A Virtudes aquel disgusto le costó más que a mí. Poco tiempo después enfermó, pedimos otra
opinión a un especialista reputado, el doctor Federico Urrutia.
El
médico era un hombre encantador, con mucha personalidad y apuesto. Aquello me
sacó de mi letargo. Yo la acompañaba a la consulta, la ayudaba a desnudarse
para que la reconociera. Su mirada de albahaca me producía una corriente
eléctrica que erizaba el bello de mi espalda cada vez que se dirigía a mí y me
sonrojaba. A mi suegra, que no se le escapaba una, le divertía esa la situación
y con frecuencia hacía que la visitara en casa.

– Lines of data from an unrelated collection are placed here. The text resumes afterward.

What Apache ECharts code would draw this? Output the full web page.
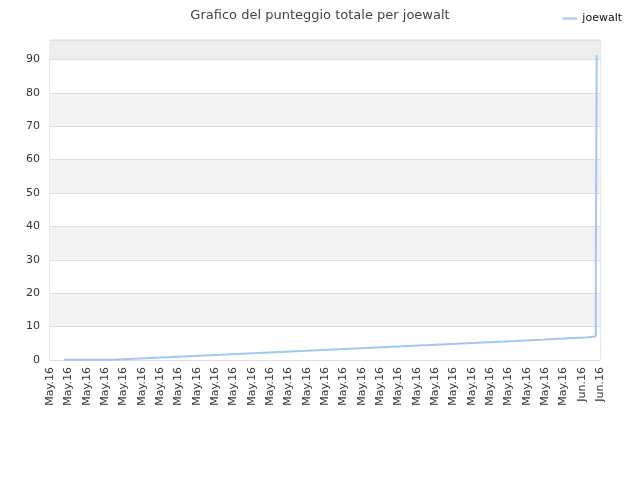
<!DOCTYPE html>
<html>
<head>
<meta charset="utf-8">
<script src="https://cdn.jsdelivr.net/npm/echarts@6/dist/echarts.min.js"></script>
<style>html,body{margin:0;padding:0;background:#fff;}#c{width:640px;height:480px;}</style>
</head>
<body>
<div id="c"></div>
<script>
// Tick labels on the x axis (one per axis unit)
const tickLabels = [
  'May.16','May.16','May.16','May.16','May.16','May.16','May.16','May.16','May.16','May.16',
  'May.16','May.16','May.16','May.16','May.16','May.16','May.16','May.16','May.16','May.16',
  'May.16','May.16','May.16','May.16','May.16','May.16','May.16','May.16','May.16','Jun.16','Jun.16'
];
// x positions of the score changes (in tick units) and the total score after each change
const xDays = [0.76, 2.85, 3.45, 4.64, 5.8, 6.98, 8.13, 9.33, 10.47, 11.67, 12.82, 14.0, 15.15, 16.31,
  17.49, 18.64, 19.82, 21.0, 22.18, 23.33, 24.55, 25.69, 26.87, 28.04, 29.22, 29.77, 29.8, 29.82];
const scores = [0.05, 0.1, 0.4, 0.7, 1.0, 1.3, 1.6, 1.9, 2.2, 2.5, 2.8, 3.1, 3.4, 3.7,
  4.0, 4.3, 4.6, 4.9, 5.2, 5.5, 5.8, 6.1, 6.4, 6.7, 7.0, 30, 63, 91.3];
const seriesName = 'joewalt';
const yMax = 95.8;

const chart = echarts.init(document.getElementById('c'), null, {renderer: 'canvas'});
chart.setOption({
  animation: false,
  backgroundColor: '#fff',
  title: {
    text: 'Grafico del punteggio totale per joewalt',
    left: 'center', top: 4,
    textStyle: {fontFamily: 'DejaVu Sans', fontSize: 13, fontWeight: 'normal', color: '#444'}
  },
  legend: {
    data: [seriesName], right: 13, top: 8, itemWidth: 15, itemHeight: 2, itemGap: 6,
    icon: 'rect',
    textStyle: {fontFamily: 'DejaVu Sans', fontSize: 11, color: '#111'}
  },
  grid: {left: 50, right: 40, top: 40, bottom: 120, show: true, borderColor: '#d6d6d6', borderWidth: 1},
  xAxis: {
    type: 'value', min: 0, max: 30, interval: 1,
    axisLine: {show: false}, axisTick: {show: false}, splitLine: {show: false},
    axisLabel: {
      rotate: 90, margin: 7, fontFamily: 'DejaVu Sans', fontSize: 11, color: '#333',
      formatter: v => tickLabels[Math.round(v)]
    }
  },
  yAxis: {
    type: 'value', min: 0, max: yMax, interval: 10,
    axisLine: {show: false}, axisTick: {show: false},
    axisLabel: {showMaxLabel: false, margin: 10, fontFamily: 'DejaVu Sans', fontSize: 11, color: '#333'},
    splitLine: {show: true, lineStyle: {color: '#dedede', width: 1}},
    splitArea: {show: true, areaStyle: {color: ['#ffffff','#f3f3f3','#ffffff','#f3f3f3','#ffffff','#f3f3f3','#ffffff','#f3f3f3','#ffffff','#ededed']}}
  },
  series: [{
    name: seriesName, type: 'line', step: 'end', showSymbol: false,
    lineStyle: {color: '#9ec9f3', width: 2}, itemStyle: {color: '#9ec9f3'},
    data: xDays.map((d, i) => [d, scores[i]])
  }]
});
</script>
</body>
</html>
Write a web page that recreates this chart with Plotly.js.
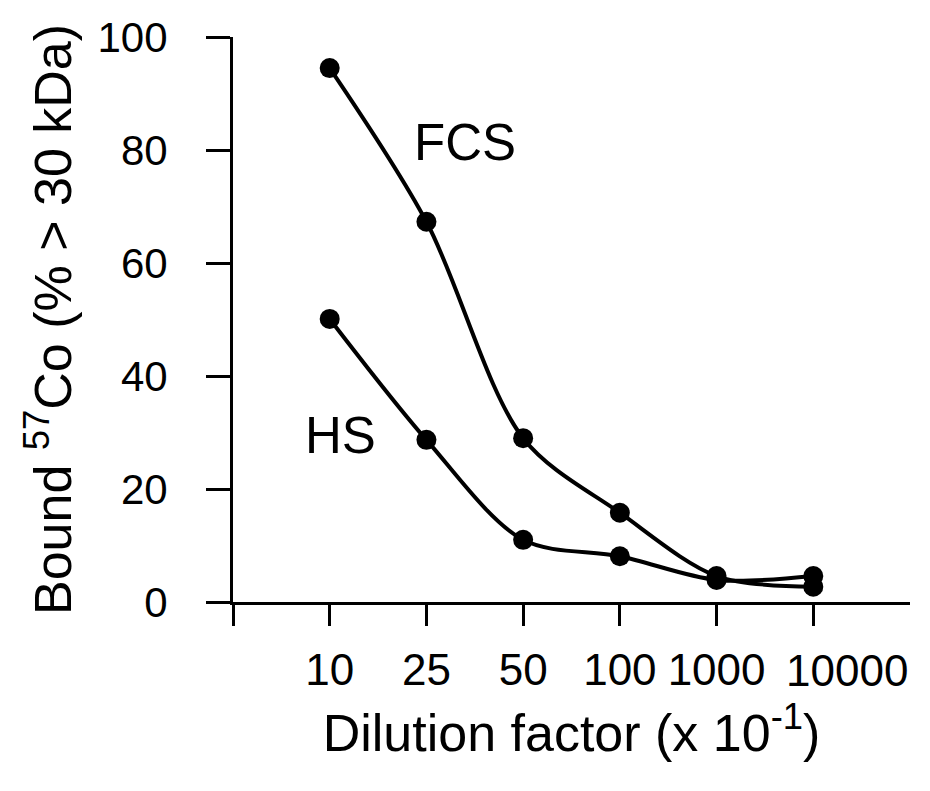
<!DOCTYPE html>
<html>
<head>
<meta charset="utf-8">
<script src="https://cdn.plot.ly/plotly-3.0.1.min.js"></script>
<style>html,body{margin:0;padding:0;background:#fff;}#chart{width:930px;height:791px;}</style>
</head>
<body>
<div id="chart"></div>
<script>
// Data
const categories = ['10', '25', '50', '100', '1000', '10000'];
const fcsValues = [94.5, 67.3, 29.0, 15.8, 4.6, 2.7];
const hsValues  = [50.1, 28.7, 11.0, 8.1, 3.9, 4.6];
const yTickVals = [0, 20, 40, 60, 80, 100];

const xIdx = categories.map((c, i) => i);
const lastI = categories.length - 1;
const font = 'Liberation Sans, Arial, Helvetica, sans-serif';

const common = {
  mode: 'lines+markers',
  line: {color: '#000', width: 4, shape: 'spline', smoothing: 0.9},
  marker: {color: '#000', size: 20},
  cliponaxis: false,
  showlegend: false,
  hoverinfo: 'skip'
};

const traces = [
  Object.assign({x: xIdx, y: fcsValues, name: 'FCS'}, common),
  // HS is drawn through the overlaying x axis, which shares the exact same range
  Object.assign({x: xIdx, y: hsValues, name: 'HS', xaxis: 'x2'}, common)
];

const layout = {
  width: 930, height: 791,
  margin: {l: 233, r: 20, t: 37, b: 189},
  paper_bgcolor: '#fff', plot_bgcolor: '#fff',
  font: {family: font, color: '#000', size: 44},
  xaxis: {
    type: 'linear', range: [-1, 6],
    tickvals: [-1].concat(xIdx),
    ticktext: [''].concat(categories.map((c, i) => i === lastI ? '' : c)),
    tickangle: 0,
    showline: true, linecolor: '#000', linewidth: 3,
    ticks: 'outside', ticklen: 21, tickwidth: 3, tickcolor: '#000',
    ticklabelstandoff: 6,
    showgrid: false, zeroline: false,
    tickfont: {size: 44, family: font},
    title: {text: 'Dilution factor (x 10<sup>-1</sup>)', font: {size: 52, family: font}, standoff: 22}
  },
  // second x axis only carries the last label, which sits right of its tick in the reference
  xaxis2: {
    type: 'linear', range: [-1, 6], matches: 'x', overlaying: 'x', anchor: 'y', side: 'bottom',
    tickvals: [xIdx[lastI]], ticktext: [categories[lastI]],
    tickangle: 0, ticks: 'outside', ticklen: 21, tickwidth: 0, tickcolor: 'rgba(0,0,0,0)',
    ticklabelstandoff: 9, ticklabelshift: 34,
    showline: false, showgrid: false, zeroline: false,
    tickfont: {size: 44, family: font}
  },
  yaxis: {
    range: [0, 100], tickvals: yTickVals,
    showline: true, linecolor: '#000', linewidth: 3,
    ticks: 'outside', ticklen: 24, tickwidth: 3, tickcolor: '#000',
    ticklabelstandoff: 30,
    showgrid: false, zeroline: false,
    tickfont: {size: 42, family: font},
    title: {text: 'Bound <sup>57</sup>Co (% &gt; 30 kDa)', font: {size: 52, family: font}, standoff: 10}
  },
  annotations: [
    {x: 1.40, y: 81.4, xref: 'x', yref: 'y', text: 'FCS', showarrow: false, font: {size: 51, family: font, color: '#000'}},
    {x: 0.11, y: 29.5, xref: 'x', yref: 'y', text: 'HS', showarrow: false, font: {size: 51, family: font, color: '#000'}}
  ]
};

Plotly.newPlot('chart', traces, layout, {displayModeBar: false, staticPlot: true});
</script>
</body>
</html>
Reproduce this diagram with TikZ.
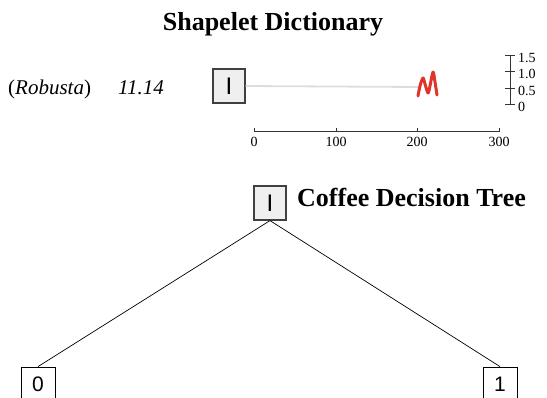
\documentclass[tikz,border=0pt]{standalone}
\usepackage{fontspec}
\setmainfont{Liberation Serif}
\newfontfamily\boxfont{Liberation Sans}
\definecolor{boxfill}{HTML}{EEEFEE}
\definecolor{boxedge}{HTML}{404040}
\definecolor{traceline}{HTML}{DDDDDD}
\definecolor{shapered}{HTML}{E0352A}
\definecolor{axisgray}{HTML}{333333}
\begin{document}
\begin{tikzpicture}[x=1pt,y=-1pt,
  shapebox/.style={draw=boxedge, fill=boxfill, line width=1.2pt,
    minimum width=32pt, minimum height=34pt, inner sep=0pt,
    font=\boxfont\fontsize{24}{24}\selectfont},
  leafbox/.style={draw=black, fill=white, line width=0.8pt,
    minimum width=34pt, minimum height=34pt, inner sep=0pt,
    font=\boxfont\fontsize{21}{21}\selectfont},
  heading/.style={font=\bfseries\fontsize{26}{26}\selectfont, inner sep=0pt},
  axisline/.style={draw=axisgray, line width=1pt},
  ticklabel/.style={font=\fontsize{14}{14}\selectfont, inner sep=0pt},
  ylabel/.style={font=\fontsize{14}{14}\selectfont, inner sep=0pt, anchor=west},
  edge/.style={draw=black, line width=0.7pt}]
\useasboundingbox (0,0) rectangle (547,398);
\clip (0,0) rectangle (547,398);

% dictionary heading
\node[heading] (title) at (273,24) {Shapelet Dictionary};

% class label and score
\node[anchor=base west, inner sep=0pt, font=\fontsize{21}{21}\selectfont] (cls) at (8,95) {(\textit{Robusta})};
\node[anchor=base west, inner sep=0pt, font=\fontsize{21}{21}\selectfont] (score) at (118,95) {\textit{11.14}};

% shapelet symbol with its position on the series
\node[shapebox] (shp) at (229,86) {I};
\coordinate (start) at (418,87);
\draw[traceline, line width=1.8pt] (shp.east) -- (start);
\draw[shapered, line width=3pt, line join=round, line cap=round]
  plot[smooth, tension=0.5] coordinates {(418,96) (420,86) (423,78) (425,84) (428,93) (430,86) (433,72) (435,82) (437,95)};

% amplitude scale
\draw[axisline] (510,56) -- (510,105);
\foreach \yv/\lab [count=\i] in {56/1.5, 72/1.0, 89/0.5, 105/0} {
  \draw[axisline] (505,\yv) -- (515,\yv);
  \node[ylabel] (ylab\i) at (518,\yv+2) {\lab};
}

% time scale
\draw[axisline] (254,132) -- (499,132);
\foreach \xv/\lab [count=\i] in {254/0, 336/100, 417/200, 499/300} {
  \draw[axisline] (\xv,132) -- (\xv,128);
  \node[ticklabel, anchor=north] (xlab\i) at (\xv,137) {\lab};
}

% decision tree
\node[shapebox] (root) at (270,203) {I};
\node[heading, anchor=base west] (treetitle) at (297,207) {Coffee Decision Tree};
\node[leafbox] (leaf0) at (38,384) {0};
\node[leafbox] (leaf1) at (500,384) {1};
\draw[edge] (root.south) -- (leaf0.north);
\draw[edge] (root.south) -- (leaf1.north);
\end{tikzpicture}
\end{document}
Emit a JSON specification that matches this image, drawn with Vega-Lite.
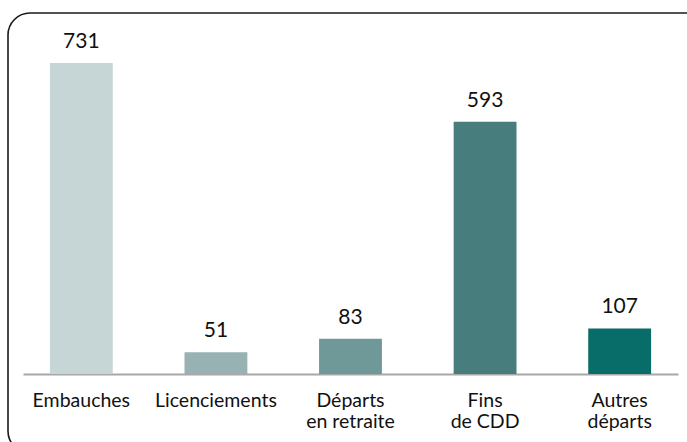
{
  "$schema": "https://vega.github.io/schema/vega-lite/v6.json",
  "autosize": {"type": "none"},
  "padding": {"left": 8, "top": 13, "right": 0, "bottom": 0},
  "width": 700,
  "height": 440,
  "background": "white",
  "config": {
    "view": {"stroke": "#1a1a1a", "strokeWidth": 1.6, "cornerRadius": 22},
    "font": "Lato"
  },
  "data": {
    "values": [
      {"cat": "Embauches", "value": 731, "color": "#c6d6d7"},
      {"cat": "Licenciements", "value": 51, "color": "#98b1b3"},
      {"cat": "Départs|en retraite", "value": 83, "color": "#6f9898"},
      {"cat": "Fins|de CDD", "value": 593, "color": "#477e7d"},
      {"cat": "Autres|départs", "value": 107, "color": "#086c68"}
    ]
  },
  "encoding": {
    "x": {
      "field": "cat",
      "type": "nominal",
      "sort": null,
      "scale": {"range": [15, 670], "paddingInner": 0.533, "paddingOuter": 0.2},
      "axis": {
        "title": null,
        "ticks": false,
        "grid": false,
        "labelAngle": 0,
        "labelExpr": "split(datum.label, '|')",
        "labelFont": "Lato",
        "labelFontSize": 19.5,
        "labelColor": "#111",
        "labelLineHeight": 21,
        "labelBaseline": "top",
        "labelPadding": 17,
        "domainColor": "#a8a8a8",
        "domainWidth": 2,
        "offset": -79
      }
    },
    "y": {
      "field": "value",
      "type": "quantitative",
      "scale": {"domain": [0, 731], "range": [361, 50], "nice": false, "zero": true},
      "axis": null
    }
  },
  "layer": [
    {
      "mark": {"type": "bar"},
      "encoding": {
        "color": {"field": "color", "type": "nominal", "scale": null, "legend": null}
      }
    },
    {
      "mark": {"type": "text", "baseline": "alphabetic", "dy": -15, "fontSize": 21, "font": "Lato", "color": "#111"},
      "encoding": {"text": {"field": "value", "type": "quantitative"}}
    }
  ]
}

Los roces entre nosotros, al cederle el paso, al darme las recetas se
hacían más frecuentes y el trato más cercano. A veces nos citaba a última hora en
su consulta para supuestamente explicarnos
como evolucionaba la enfermedad de Virtudes, ella siempre insistía en que
acudiera yo sola, así que pasó lo inevitable.
Ramón
no podía ni imaginarse lo que estaba ocurriendo y yo seguía cumpliendo con mis
deberes como esposa cada vez con más soltura y seguridad.
Me
sentía enamorada por primera vez en mi vida y disfrutaba mucho más de mis hijos
y de todo lo que hacía gracias a mi relación con Federico, que aunque estaba
casado siempre encontraba algún rato para que estuviéramos juntos. No supe qué
hacer cuando fue evidente que estaba embarazada de nuevo, al parecer a mí
también se me daba bien tener hijos. Mi suegra y Ramón acogieron la noticia con
alegría aunque no estaba segura de quién era el padre. Al nacer Manuel, al que
puse el mismo nombre que mi hermano menor, se despejaron todas mis dudas.
Tenía
los mismos ojos verdes que el médico. La gente comentaba a quién se parecía
aquel bebé y yo siempre decía que era la viva imagen de su tío, que llevaba el
olivar en la mirada. Con el tiempo supe que mi santa madre no lo era tanto y
que mi hermano no se parecía a ninguno de nosotros porque no era de mi padre. Parece
que yo solo seguía sus pasos, aunque espero que mi hija no tenga que hacer lo
mismo.
No
me he sentido culpable por nada, y siguiendo el consejo de mí querida Virtudes,
que en paz descanse, ni siguiera se lo dije a mi confesor. Lejos queda ya
aquella cría mojigata que llegó a Madrid del brazo de su marido.
Como
era de suponer Federico no ha dejado a su familia, aunque yo hace años que soy
viuda, sigue siendo mi amor secreto y yo una señora muy decente.